Independent third-party context
Beyond vendor documentation, two reasonable third-party reference points if you want a broader perspective before purchasing:
- The vendors' own changelogs — Notion releases and ClickUp release notes — which are the authoritative records of what shipped when.
- Reputable user-review aggregators (G2, Capterra) — useful for breadth-of-experience signal, with the caveat that vendor-incentivized reviews exist on every platform.
Which one should you pick?
Use the simplest possible decision tree.
- If your team's daily work artifact is a document or wiki: Notion + Notion AI.
- If your team's daily work artifact is a task or project board: ClickUp + ClickUp Brain.
- If you do not already use either tool, do not buy one just for the AI. Run a one-month trial of the underlying workspace first; turn AI on only after the workspace itself is sticky.
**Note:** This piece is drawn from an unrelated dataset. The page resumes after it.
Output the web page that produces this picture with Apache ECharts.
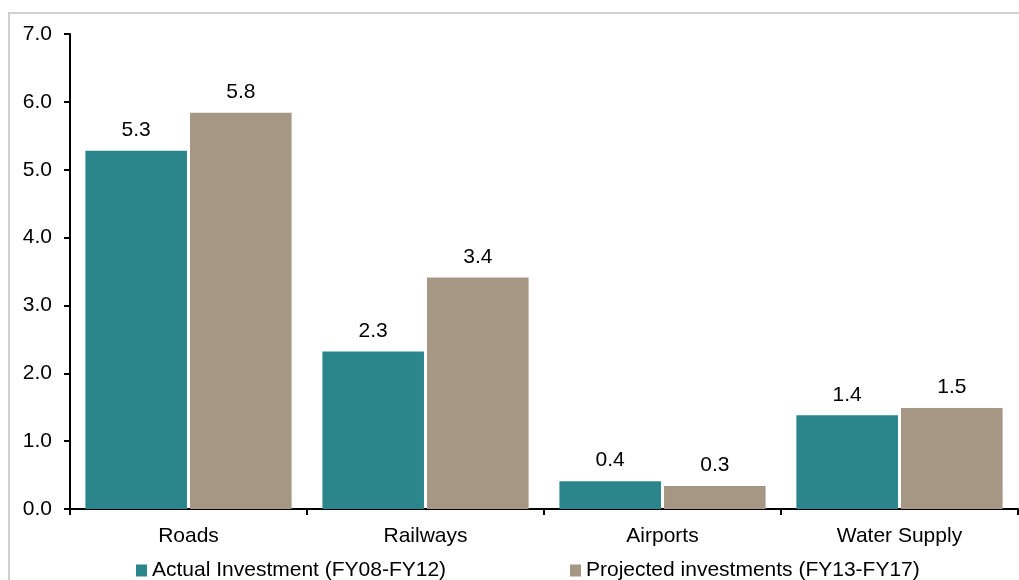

- If you absolutely must run both, put the wiki/long-form content in Notion and the task/project tracking in ClickUp. Use a Zapier/Make automation to push doc-page links into ClickUp tasks rather than trying to make either tool be both things.
For deeper reading, see our Best AI Productivity Tools 2026 roundup, our AI Tools for Content Creators guide, and our flagship AI Tools Buyer's Guide.
FAQ
Does Notion AI work offline?
No. Both Notion AI and ClickUp Brain require an active connection to the vendor's cloud to invoke AI features.
Does either tool train its underlying models on my data?
Both vendors publish data-handling positions in the documents linked above (Notion's AI FAQ, ClickUp's AI privacy & security FAQ). Read the current versions of these pages before turning AI on for any workspace that contains regulated data, because the commitments and the underlying model providers can change.
Can I use these tools under HIPAA?
Both vendors document HIPAA / BAA support, but historically only on enterprise-tier plans. Confirm both that the vendor will sign a BAA at the tier you intend to buy and that the BAA explicitly covers the AI features you plan to use.
What about Coda AI, Asana AI, or Linear AI?
All three are real and growing. We focus on Notion versus ClickUp here because those are the two tools most frequently considered side-by-side by solo operators and small teams. The same documentation-based methodology applies to evaluating the others.
How do I run a fair pilot?
Limit the pilot to a single workspace and a single team for 30 days. Pick three to five real workflows you want the tool to improve. Compare the AI's output against your existing baseline rather than against vendor marketing demos. At the end of the pilot, decide based on whether the AI features made those specific workflows materially faster or higher quality.